Throughout my years of growing up, my dad was a serious gardener, tending an impressive plot of corn, green beans, carrots, potatoes, tomatoes, collard greens, lettuce, onions and so much more.

One essential gardening practice Dad followed was tilling the ground. He spoke of its many benefits for the crops he planted. Tilling serves many functions: It can be used to mix organic fertilizer into the soil and break up weed roots and insect dwellings to reduce pests.

But tilling comes with a cost. It’s backbreaking, strenuous work, especially when using manual garden tools. To lessen the strain, Dad would journey a few blocks to our local Earl May Garden Center and rent a rototiller to prepare our sizable backyard plot for planting.

When he looks back on his decades of gardening, Dad remembers the difference between the years he tilled the ground and the years he didn’t, usually due to unpredictable weather or other unforeseen factors. In those years of no tilling, he recalls, the plants were not as healthy and the harvest not as robust.

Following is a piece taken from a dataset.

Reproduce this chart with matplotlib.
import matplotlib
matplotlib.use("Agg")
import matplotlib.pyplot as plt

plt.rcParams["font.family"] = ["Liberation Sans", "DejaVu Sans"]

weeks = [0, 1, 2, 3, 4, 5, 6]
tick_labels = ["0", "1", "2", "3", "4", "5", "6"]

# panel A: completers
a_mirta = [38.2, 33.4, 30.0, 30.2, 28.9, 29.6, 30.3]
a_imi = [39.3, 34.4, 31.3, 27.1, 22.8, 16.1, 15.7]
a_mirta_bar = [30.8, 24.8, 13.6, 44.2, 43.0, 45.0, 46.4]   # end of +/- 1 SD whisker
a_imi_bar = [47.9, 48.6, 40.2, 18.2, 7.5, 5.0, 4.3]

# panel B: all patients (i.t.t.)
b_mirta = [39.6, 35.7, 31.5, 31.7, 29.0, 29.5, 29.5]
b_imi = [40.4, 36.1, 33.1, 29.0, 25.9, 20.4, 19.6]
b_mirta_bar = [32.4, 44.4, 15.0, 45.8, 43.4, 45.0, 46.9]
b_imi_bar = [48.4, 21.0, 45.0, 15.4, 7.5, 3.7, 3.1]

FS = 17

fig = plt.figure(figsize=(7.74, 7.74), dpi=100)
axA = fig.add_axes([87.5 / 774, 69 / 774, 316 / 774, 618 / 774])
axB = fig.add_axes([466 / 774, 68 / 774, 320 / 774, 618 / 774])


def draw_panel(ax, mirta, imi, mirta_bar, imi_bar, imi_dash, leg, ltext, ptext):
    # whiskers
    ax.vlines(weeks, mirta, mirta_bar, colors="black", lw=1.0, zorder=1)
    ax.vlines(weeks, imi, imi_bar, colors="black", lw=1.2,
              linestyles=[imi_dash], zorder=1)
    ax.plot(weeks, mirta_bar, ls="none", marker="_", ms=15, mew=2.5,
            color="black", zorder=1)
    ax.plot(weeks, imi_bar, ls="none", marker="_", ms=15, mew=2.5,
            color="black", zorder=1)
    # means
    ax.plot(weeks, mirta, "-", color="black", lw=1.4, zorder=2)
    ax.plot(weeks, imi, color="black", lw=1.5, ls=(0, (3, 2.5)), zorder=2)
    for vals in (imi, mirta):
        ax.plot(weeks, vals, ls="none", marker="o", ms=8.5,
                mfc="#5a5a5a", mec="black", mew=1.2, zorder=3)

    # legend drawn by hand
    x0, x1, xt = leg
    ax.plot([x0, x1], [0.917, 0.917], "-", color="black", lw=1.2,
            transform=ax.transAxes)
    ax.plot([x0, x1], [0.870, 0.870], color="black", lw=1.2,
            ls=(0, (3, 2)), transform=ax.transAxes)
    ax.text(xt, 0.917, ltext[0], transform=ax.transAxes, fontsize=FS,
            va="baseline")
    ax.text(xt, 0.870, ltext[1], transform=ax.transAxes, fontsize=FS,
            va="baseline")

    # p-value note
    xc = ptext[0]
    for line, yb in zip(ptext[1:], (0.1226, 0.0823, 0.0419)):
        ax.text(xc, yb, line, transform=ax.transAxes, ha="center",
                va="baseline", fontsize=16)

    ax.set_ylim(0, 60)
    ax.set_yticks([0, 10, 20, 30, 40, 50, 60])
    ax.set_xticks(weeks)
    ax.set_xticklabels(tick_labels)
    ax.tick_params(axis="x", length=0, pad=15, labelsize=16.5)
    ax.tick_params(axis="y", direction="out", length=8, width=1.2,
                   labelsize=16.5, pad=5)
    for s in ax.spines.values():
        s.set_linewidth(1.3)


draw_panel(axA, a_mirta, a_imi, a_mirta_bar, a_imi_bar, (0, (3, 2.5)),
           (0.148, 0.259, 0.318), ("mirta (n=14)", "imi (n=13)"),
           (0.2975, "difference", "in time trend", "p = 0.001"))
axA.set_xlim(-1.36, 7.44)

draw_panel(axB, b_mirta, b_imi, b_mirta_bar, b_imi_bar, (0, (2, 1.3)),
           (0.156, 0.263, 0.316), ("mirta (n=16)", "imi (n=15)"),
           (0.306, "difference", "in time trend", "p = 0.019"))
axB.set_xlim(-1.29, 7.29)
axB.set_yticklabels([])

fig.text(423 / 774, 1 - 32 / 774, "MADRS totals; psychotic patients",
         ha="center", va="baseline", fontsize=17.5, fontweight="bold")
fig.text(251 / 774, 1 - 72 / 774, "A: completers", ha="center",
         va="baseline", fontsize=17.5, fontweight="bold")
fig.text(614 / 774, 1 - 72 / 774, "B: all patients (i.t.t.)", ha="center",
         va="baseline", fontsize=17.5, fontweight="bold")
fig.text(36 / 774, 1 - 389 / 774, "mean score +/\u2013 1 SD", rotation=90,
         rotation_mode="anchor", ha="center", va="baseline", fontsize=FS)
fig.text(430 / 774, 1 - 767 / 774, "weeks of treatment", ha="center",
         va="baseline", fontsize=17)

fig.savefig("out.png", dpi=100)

In our context, this was of minor consequence because gardening was a family hobby, not a way of life. After all, we lived two blocks from a large grocery store. But if we, like much of the world, had to survive on only what we could grow, tilling the soil would be a crucial step because healthy soil can be the difference between reaping life and reaping death.

Anyone who gardens, farms or otherwise tends the earth recognizes the parallels to the ways we care for our own lives.

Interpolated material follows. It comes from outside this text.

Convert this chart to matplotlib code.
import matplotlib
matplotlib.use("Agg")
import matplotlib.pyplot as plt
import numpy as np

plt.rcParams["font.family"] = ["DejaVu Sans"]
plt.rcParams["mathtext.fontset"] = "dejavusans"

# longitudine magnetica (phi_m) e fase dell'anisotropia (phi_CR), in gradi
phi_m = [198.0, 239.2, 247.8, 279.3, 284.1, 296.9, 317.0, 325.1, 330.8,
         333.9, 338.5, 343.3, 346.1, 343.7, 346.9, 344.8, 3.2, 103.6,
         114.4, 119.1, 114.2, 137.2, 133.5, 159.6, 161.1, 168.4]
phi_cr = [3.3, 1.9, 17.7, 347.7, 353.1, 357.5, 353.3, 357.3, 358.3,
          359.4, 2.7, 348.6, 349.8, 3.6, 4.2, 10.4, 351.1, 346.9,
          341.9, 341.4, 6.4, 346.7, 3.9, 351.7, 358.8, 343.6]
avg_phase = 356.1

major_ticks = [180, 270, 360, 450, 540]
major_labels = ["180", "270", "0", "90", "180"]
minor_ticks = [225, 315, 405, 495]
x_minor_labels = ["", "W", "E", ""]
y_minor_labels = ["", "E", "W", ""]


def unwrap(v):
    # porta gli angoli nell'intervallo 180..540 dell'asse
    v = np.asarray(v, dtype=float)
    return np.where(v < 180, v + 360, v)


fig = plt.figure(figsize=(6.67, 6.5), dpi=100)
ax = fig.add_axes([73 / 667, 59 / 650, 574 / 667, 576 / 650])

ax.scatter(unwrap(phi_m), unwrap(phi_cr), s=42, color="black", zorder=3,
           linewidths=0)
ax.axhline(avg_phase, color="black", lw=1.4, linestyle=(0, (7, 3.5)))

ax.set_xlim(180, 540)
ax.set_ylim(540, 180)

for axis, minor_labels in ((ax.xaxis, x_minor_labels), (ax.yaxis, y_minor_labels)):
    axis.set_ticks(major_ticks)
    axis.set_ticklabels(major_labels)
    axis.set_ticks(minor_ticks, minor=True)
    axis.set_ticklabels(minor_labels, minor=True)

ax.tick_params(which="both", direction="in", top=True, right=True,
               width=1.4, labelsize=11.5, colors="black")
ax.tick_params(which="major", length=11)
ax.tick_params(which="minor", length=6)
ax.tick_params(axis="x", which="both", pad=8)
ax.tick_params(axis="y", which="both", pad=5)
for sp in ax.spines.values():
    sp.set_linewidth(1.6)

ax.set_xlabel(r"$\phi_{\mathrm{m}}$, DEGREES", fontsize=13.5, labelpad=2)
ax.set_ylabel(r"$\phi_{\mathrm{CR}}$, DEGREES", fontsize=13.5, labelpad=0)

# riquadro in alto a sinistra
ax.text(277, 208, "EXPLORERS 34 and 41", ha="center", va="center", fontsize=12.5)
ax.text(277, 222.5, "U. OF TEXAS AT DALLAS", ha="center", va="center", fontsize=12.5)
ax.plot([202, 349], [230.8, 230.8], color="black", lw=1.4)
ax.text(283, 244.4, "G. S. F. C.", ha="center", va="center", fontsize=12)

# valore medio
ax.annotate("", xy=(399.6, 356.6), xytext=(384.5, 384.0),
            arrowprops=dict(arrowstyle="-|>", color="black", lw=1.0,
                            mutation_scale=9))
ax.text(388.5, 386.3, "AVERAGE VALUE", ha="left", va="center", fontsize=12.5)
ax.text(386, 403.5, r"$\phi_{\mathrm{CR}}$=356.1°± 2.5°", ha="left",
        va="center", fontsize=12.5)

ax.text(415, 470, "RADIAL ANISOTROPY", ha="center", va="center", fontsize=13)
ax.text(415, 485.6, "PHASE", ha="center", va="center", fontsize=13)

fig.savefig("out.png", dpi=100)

Tilling the earth is difficult. Tilling the heart is an even greater challenge.

I’ve noticed that in my constant battle against the twin pandemics of systemic racism and white supremacy, the trauma has taken its toll on my ability to care for others. As the one-year anniversary of the George Floyd killing approaches, I’m surprised at how challenging it is for me to walk in authentic empathy. I’m mindful of Jesus’ words to his disciples in Matthew’s Gospel, where, speaking with an apocalyptic tone, he prophesies that in the last days “the love of many will grow cold” (24:12).

Tilling the earth is difficult. Tilling the heart is an even greater challenge. Some days I find myself nearly overwhelmed by our baptismal call to work for justice. But I’m convinced that the “one who began a good work among [us] will bring it to completion by the day of Jesus Christ” (Philippians 1:6). I think I need to turn over the soil of my heart. Perhaps it’s time to cultivate some of that nutrient-dense manure from 2020 to help replenish that fallow ground.

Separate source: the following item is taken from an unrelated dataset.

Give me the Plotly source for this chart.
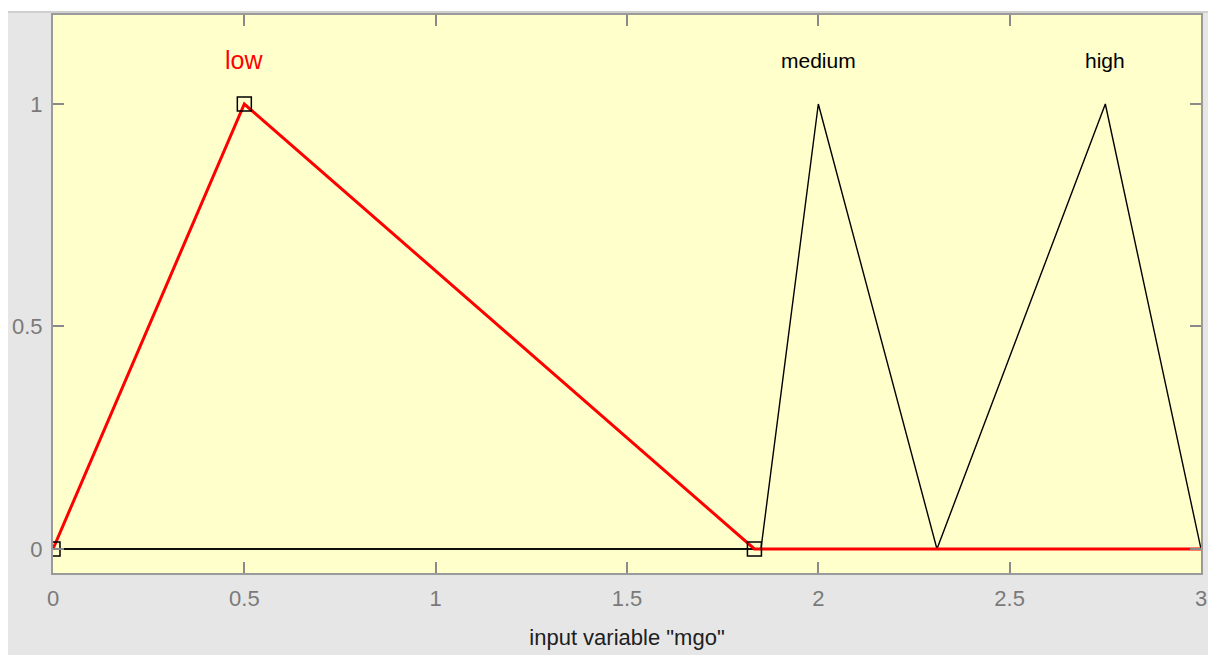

Likewise, we as a church have work to do if we hope to reap equity and justice. Justice and equity, like carrots and collards, won’t simply spring from the earth unaided. It will take work and intentionality. Each of us has a role in building the Beloved Community that Jesus prayed for—that my people “may be one” (John 17:21). With God, all things are possible. One plants, one waters, but God gives the increase (1 Corinthians 3:6). Together, we all play a part in bringing forth a bountiful harvest that will benefit all creation.

Cultivating the heart, unlike cultivating farmland or a home garden, is solely the work of the Spirit. May the words of this hymn be our prayer:

Lord, let my heart be good soil,
open to the seed of your word.
Lord, let my heart be good soil,
where love can grow and peace is understood.
When my heart is hard, break the stone away.
When my heart is cold, warm it with the day.
When my heart is lost, lead me on your way. …
Lord, let my heart be good soil.
—“Lord, Let My Heart Be Good Soil” (ELW, 512)

Amen!

Angela T. !Khabeb
Angela T. !Khabeb is an ELCA pastor living in Minneapolis. She enjoys an active home life with her husband and three children.